What Bryce Harper Could Learn From Sadaharu Oh

When Sadaharu Oh, the greatest home run hitter in Japanese professional baseball history (868 lifetime home runs; interestingly, he was Chinese and his family experienced discrimination when he was growing up), was in high school, his team played in an important tournament against its arch rival. Oh was on the mound that day. He pitched a shutout, and his team won 4-0 (initially, Oh was signed as a pitcher -- he once through four complete games in four days! -- but was converted to first base later). When the final out was made, Oh became so excited that he "threw his glove high into the air, jumping and yelling in celebration!" After the game, Oh's brother, who a fine baseball player in his own right, took him aside and lashed out at him ("Sadaharu Oh: Zen Way of Baseball," p. 39):
"What you did today was a disgrace!"
"What did I do?"
 "What did you do? Are you a first-year man?"
"First year man? Yes, yes."
"Where do you get off carrying on like that?"
"Like what?"
 "Throwing your glove in the air, rubbing salt in their wounds. Wasn't it enough you beat them? Did you have to humiliate them as well? Have you no respect for the feelings of your opponents?"
From that point on, Oh never showed his feelings in public. When he was playing professional ball and hit an important home run, he would occasionally raise his arms, but never intentionally rubbed salt into his opponents' wounds.

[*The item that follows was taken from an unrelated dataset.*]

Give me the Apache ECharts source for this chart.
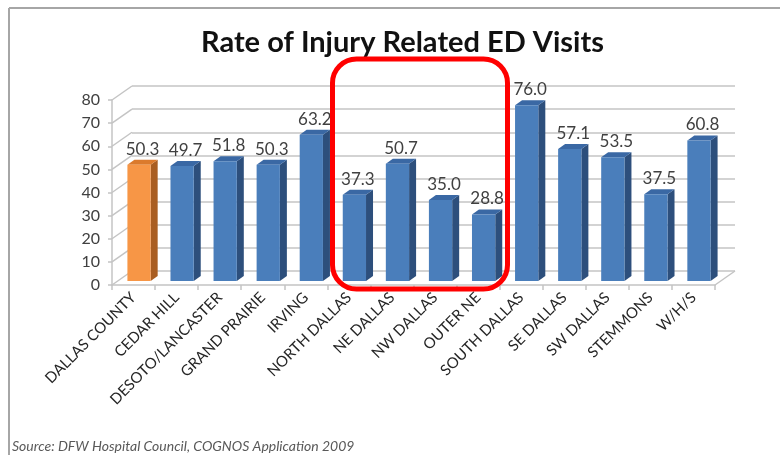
<!DOCTYPE html>
<html>
<head>
<meta charset="utf-8">
<script src="https://cdn.jsdelivr.net/npm/echarts@6/dist/echarts.min.js"></script>
<style>
html,body{margin:0;padding:0;background:#fff;}
#chart{width:780px;height:455px;}
</style>
</head>
<body>
<div id="chart"></div>
<script>
// ---- data ----
const categories = ['DALLAS COUNTY','CEDAR HILL','DESOTO/LANCASTER','GRAND PRAIRIE','IRVING','NORTH DALLAS','NE DALLAS','NW DALLAS','OUTER NE','SOUTH DALLAS','SE DALLAS','SW DALLAS','STEMMONS','W/H/S'];
const rates = [50.3, 49.7, 51.8, 50.3, 63.2, 37.3, 50.7, 35.0, 28.8, 76.0, 57.1, 53.5, 37.5, 60.8];
const highlightIndex = [0];
const yMin = 0, yMax = 80, yStep = 10;
const titleText = 'Rate of Injury Related ED Visits';
const sourceText = 'Source: DFW Hospital Council, COGNOS Application 2009';

// ---- style ----
const FONT = 'Lato, "Open Sans", sans-serif';
const BACK_DX = 20, BACK_DY = -14;   // depth of the 3D box
const BAR_OX = 5.5, BAR_OY = -4;     // bar front plane inside box
const BAR_DX = 7, BAR_DY = -5;       // bar depth
const GRID = {left:112, right:65, top:100, bottom:170};
const GRID_COLOR = '#c4c4c4';

const yTicks = [];
for (let v = yMin; v <= yMax; v += yStep) yTicks.push(v);

const chart = echarts.init(document.getElementById('chart'), null, {renderer:'canvas'});

function barItem(params, api) {
  const i = api.value(0), v = api.value(1);
  const c0 = api.coord([i, 0]);
  const c1 = api.coord([i, v]);
  const band = api.size([1, 0])[0];
  const fw = band * 0.54;
  const x0 = c0[0] - fw / 2 + BAR_OX, x1 = x0 + fw;
  const yb = c0[1] + BAR_OY, yt = c1[1] + BAR_OY;
  const hi = highlightIndex.indexOf(i) >= 0;
  const front = hi ? '#F79646' : '#4A7EBB';
  const side = hi ? '#A95E22' : '#2D4F7C';
  const top = hi ? '#DB7A2C' : '#3A68A4';
  return {
    type: 'group',
    children: [
      {type:'polygon', shape:{points:[[x1,yb],[x1+BAR_DX,yb+BAR_DY],[x1+BAR_DX,yt+BAR_DY],[x1,yt]]}, style:{fill:side}},
      {type:'polygon', shape:{points:[[x0,yt],[x1,yt],[x1+BAR_DX,yt+BAR_DY],[x0+BAR_DX,yt+BAR_DY]]}, style:{fill:top}},
      {type:'rect', shape:{x:x0, y:yt, width:fw, height:yb-yt}, style:{fill:front}},
      {type:'text', x:x0 + (fw + BAR_DX) / 2, y:yt + BAR_DY - 2,
        style:{text:v.toFixed(1), fill:'#404040', font:'17px ' + FONT, textAlign:'center', textVerticalAlign:'bottom'}}
    ]
  };
}

function wallItem(params, api) {
  const kind = api.value(0), v = api.value(1);
  const cs = params.coordSys;
  const y = api.coord([0, v])[1];
  const x = kind === 0 ? cs.x : cs.x + cs.width;
  return {type:'line', shape:{x1:x, y1:y, x2:x + BACK_DX, y2:y + BACK_DY},
    style:{stroke:GRID_COLOR, lineWidth:1.5}};
}

const wallData = yTicks.map(v => [0, v]).concat([[1, yMin]]);

const option = {
  backgroundColor: '#ffffff',
  animation: false,
  title: {
    text: titleText, left: 196, top: 23,
    textStyle: {fontFamily: FONT, fontWeight: 'bold', fontSize: 29, color: '#111'}
  },
  grid: [
    {left: GRID.left, right: GRID.right, top: GRID.top, bottom: GRID.bottom},
    {left: GRID.left + BACK_DX, right: GRID.right - BACK_DX, top: GRID.top + BACK_DY, bottom: GRID.bottom - BACK_DY}
  ],
  xAxis: [
    {type:'category', gridIndex:0, data:categories, boundaryGap:true,
      axisLine:{show:true, lineStyle:{color:GRID_COLOR, width:1.5}},
      axisTick:{show:true, length:5, lineStyle:{color:GRID_COLOR, width:1.5}},
      axisLabel:{rotate:45, margin:10, interval:0, color:'#262626', fontFamily:FONT, fontSize:15}},
    {type:'category', gridIndex:1, data:categories, show:false}
  ],
  yAxis: [
    {type:'value', gridIndex:0, min:yMin, max:yMax, interval:yStep,
      axisLine:{show:true, lineStyle:{color:GRID_COLOR, width:1.5}},
      axisTick:{show:true, length:4, lineStyle:{color:GRID_COLOR, width:1.5}},
      splitLine:{show:false},
      axisLabel:{margin:12, color:'#404040', fontFamily:FONT, fontSize:16}},
    {type:'value', gridIndex:1, min:yMin, max:yMax, interval:yStep,
      axisLine:{show:false}, axisTick:{show:false}, axisLabel:{show:false},
      splitLine:{show:true, lineStyle:{color:GRID_COLOR, width:1.5}}}
  ],
  series: [
    {type:'custom', xAxisIndex:0, yAxisIndex:0, data:wallData, renderItem:wallItem, silent:true, z:1},
    {type:'custom', xAxisIndex:0, yAxisIndex:0, data:rates.map((v, i) => [i, v]), renderItem:barItem, z:5,
      encode:{x:0, y:1}}
  ],
  graphic: [
    {type:'line', shape:{x1:9, y1:8, x2:780, y2:8}, style:{stroke:'#a6a6a6', lineWidth:2}, z:10},
    {type:'line', shape:{x1:9, y1:8, x2:9, y2:455}, style:{stroke:'#a6a6a6', lineWidth:2}, z:10},
    {type:'rect', shape:{x:332.5, y:59, width:175, height:230, r:24},
      style:{fill:'none', stroke:'#ff0000', lineWidth:5}, z:20},
    {type:'text', left:12, top:439,
      style:{text:sourceText, fill:'#595959', font:'italic 14px ' + FONT}, z:10}
  ]
};
chart.setOption(option);
</script>
</body>
</html>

Compare Oh's attitude with that of Bryce Harper's. Some of you are undoubtedly aware that Harper was the first player selected in last year's major league baseball draft (picked by the Washington Nationals). This year he's playing for the National's single A team in Hagerstown, Maryland (the Hagerstown Suns), and is enjoying a good season at the plate. In a recent game against the Greensboro Grasshoppers, Harper hit a home run against the Grasshoppers. Harper paused in the batter box to admire his home run before beginning a very slow jog around the bases. The Grasshopper pitcher, Zachary Neal let Harper know that he took exception at Harper's actions, and in response Harper blew him a a kiss halfway between third and home ("Nats prospect Bryce Harper blows kiss at pitcher after HR").  Harper's kiss was not received well by former MLB player and Hall of Fame member Mike Schmidt.
I would say Bryce, if you're going to hit a lot of 'em ... you'd better learn not to show up the pitcher because it's just going to get tougher and tougher on you if you watch your home runs. Just hit your home runs and hit 'em like you're used to hitting 'em, not like you're surprised when you hit one.
Schmidt also reportedly said that "big league pitchers will stick one in Harper's ear if he brings that act to the show" ("Nationals Prospect Bryce Harper Blows Kiss at Pitcher After Homer"), by which he means that if Harper puts on a similar display in the big leagues, his next time at bat he will have a pitch thrown at his head.

Personally, I think Oh's brother's attitude was a bit excessive. I think some excitement after winning a game or hitting a home run is acceptable. Nevertheless, Oh and his brother are on to something here. Excessive celebration, such as admiring one's home runs from the batter's box and blowing kisses at opposing pitchers, is unnecessary and shows a lack of respect (and class). So, I think Harper could learn a thing or two from Oh.  If he doesn't, then he'll probably learn it the hard way. One day he may have to pick a baseball out of his ear.